L’avis du « Monde » – à voir

En 2004, la sortie de Primer, le premier long-métrage de Shane Carruth, déclenchait les mêmes migraines (dues au ­scénario crypté) et le même ­enthousiasme que Pi, de Darren Aronofsky (1998), ou Memento, de Christopher Nolan (2000). Histoire de voyage dans le temps, ­Primer s’appuyait sur des notions mathématiques hors de portée de la plupart des spectateurs, et compensait son manque de moyens par une mise en scène d’une surprenante habileté. Shane Carruth n’a pas trouvé le chemin des studios, il a dû attendre presque dix ans pour présenter son deuxième long-métrage, Upstream Color (au Festival Sundance, en 2013), ce film a mis quatre ans pour tra­verser l’Atlantique et l’on attend toujours des nouvelles de sa ­prochaine œuvre.

Entre cauchemar fantastique et conte philosophique, Upstream Color (« couleur à contre-courant ») n’aidera en rien à l’intégration de son auteur dans l’industrie du cinéma. Le scénario est de ceux qu’il faut reconstruire pièce à pièce après la projection, les personnages semblent souvent frappés de catatonie (un syndrome psychiatrique), le montage lacunaire demande un gros travail au spectateur (au moins la projection numérique a-t-elle rendu caduque la question « vous êtes sûr que les bobines sont dans le bon ordre ? ») et le macguffin (élément moteur du scénario) du film, un ver psychotrope, n’a rien d’appétissant.

Une surprenante beauté

Une fois énumérées ces contre-indications, il faut bien reconnaître qu’il n’y a que peu de films plus intéressants sur les écrans en ce moment. Le récit s’épanouit sur un terreau qui mélange parabole et cauchemar : l’existence de Kris (Amy Seimetz) est bouleversée lorsqu’un criminel anonyme lui inocule la larve d’un parasite qui a pour effet d’annihiler la volonté de la victime. Au lieu d’en faire l’instrument d’un complot planétaire, le maître du ténia se contente de s’approprier les biens de Kris, qui perd ainsi maison et emploi, avant d’être débarrassée du ver maléfique par un non moins mystérieux sauveur. Libre, pauvre et amnésique, la jeune femme rencontre Jeff (Carruth lui-même, qui a également écrit le scénario, composé la musique et monté le film), victime du même détournement de psyché. Avec pour seul bien commun ce qui leur a été volé, les amants tentent de reconstruire leur vie.

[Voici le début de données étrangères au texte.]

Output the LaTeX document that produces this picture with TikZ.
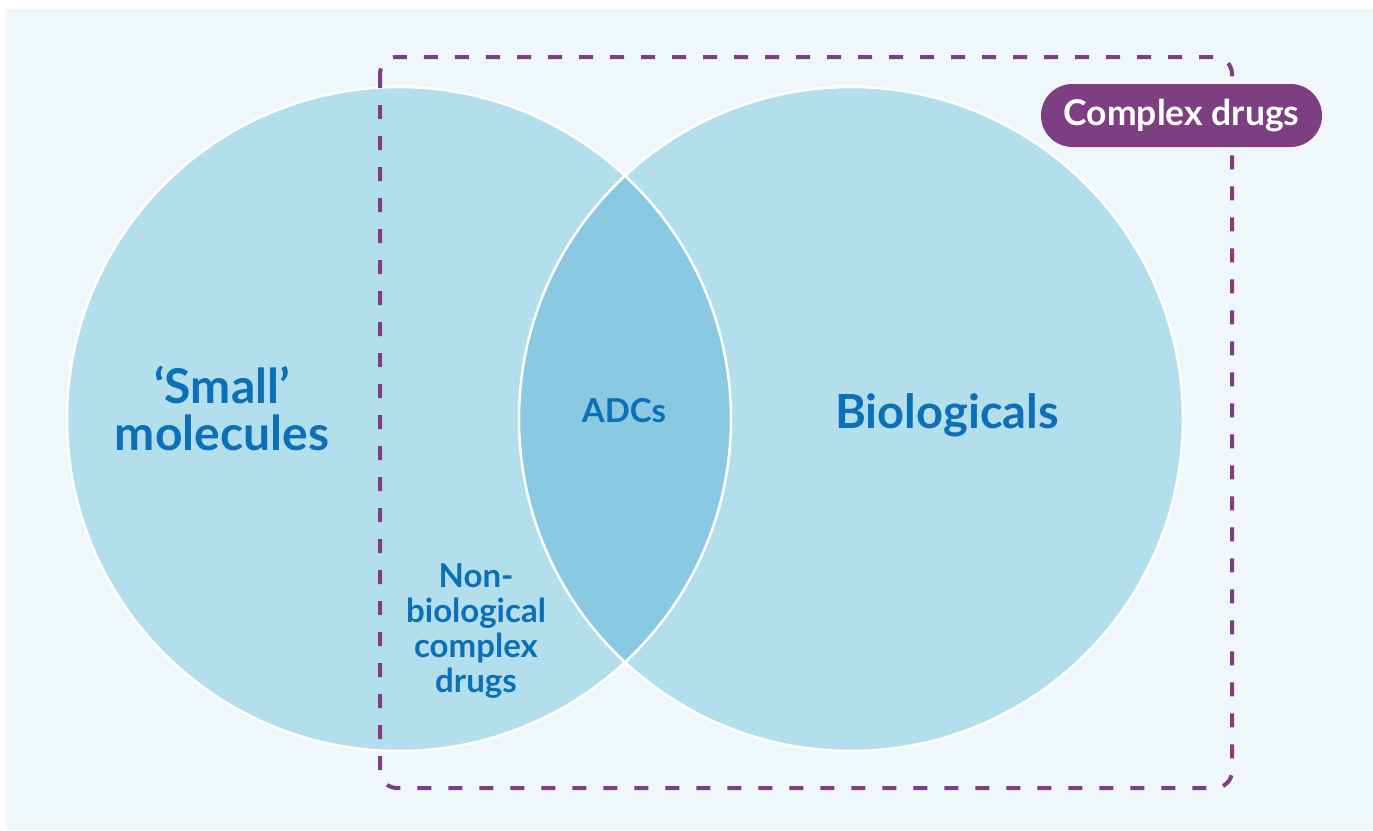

Filmé dans les rues d’une ville anonyme, dont l’on ne sort que pour suivre le cours d’une rivière où se joue le cycle reproductif du parasite, Upstream Color est pourtant d’une surprenante beauté, froide et sereine. Les éléments communs avec le cinéma d’horreur (la contamination, le spectacle des parasites sous la peau) sont mis en scène avec une curiosité distanciée, comme s’il s’agissait de réunir les preuves d’une épidémie : à ces symptômes physiques s’ajoute le désarroi des personnages, écrasés par un processus qui leur échappe. On peut y voir aussi bien une représentation de la ­contrainte sociale qu’une allégorie de l’amour. Contrairement à d’au­tres auteurs d’énigmes cinématographiques, Carruth ne propose pas de réponse univoque. La cohérence esthétique et onirique d’Upstream Color laisse à chacun l’espace nécessaire à sa propre version, comme un morceau de musique proposé aux interprètes.